The relative importance of microclimate and land use to biodiversity

Authors: Gillingham, P.

Editors: Thomas, C.D., Kunin, W.E. and Huntley, B.

Conference: University of York


The extent of species' distributions, and their abundance within them, can be affected by many factors. At coarse resolutions and large spatial extents, climatic variables are often found to be important in determining the boundaries of species' ranges. However, several authors have postulated that variables such as land cover or species interactions are more important in determining where species will be found at finer resolutions within a landscape. Climatic variables are often not available at the fine resolutions necessary to test this hypothesis. In this study, I first show that topography is important in influencing the temperature that will be experienced at a particular location. Temperatures generally decrease with elevation (known as the lapse rate). However, extremes of temperature, such as absolute maxima and minima, can also be influenced by the angle and aspect of a slope.

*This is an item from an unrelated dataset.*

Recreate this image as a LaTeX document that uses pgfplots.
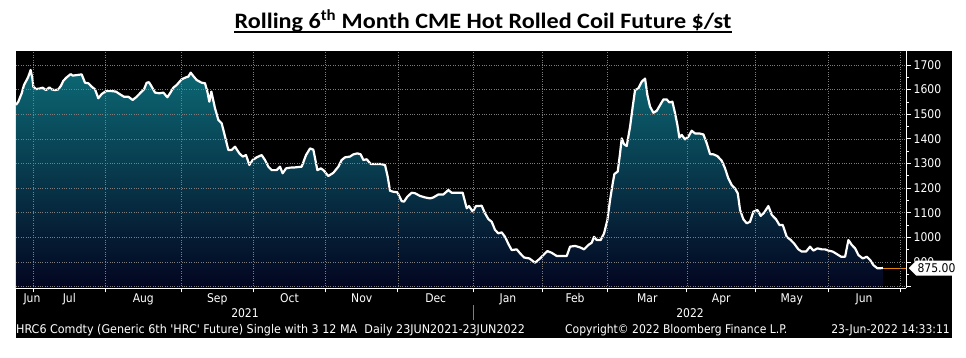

Whilst high resolution elevation data are occasionally included in climatic models of species' distributions, the effects of slope and aspect have so far been ignored. My second data chapter uses all three topographical variables (elevation, slope and aspect) to interpolate temperatures for three landscapes. These interpolated temperatures, along with land cover variables and an index of soil moisture, are included in exploratory analyses which suggest that microclimate is at least as important as land cover in determining spatial patterns of abundance for 20 species of ground beetle. Given this potential importance of microclimate in determining where species will be found at fine resolutions, I then show that different resolution data layers generate different predictions about the amount of a landscape that will remain suitable following climatic warming. Fine resolution layers predict a slower loss of thermally suitable habitat for a northerly-distributed species in a reserve located at its southern range margin. I therefore conclude that, in topographically diverse areas, where a wide range of temperature conditions can be encountered, climatic variables should be considered at spatial resolutions relevant to individuals of species whose distributions are modelled using the 'climate-envelope' approach rather than the coarse-resolution data that are currently used.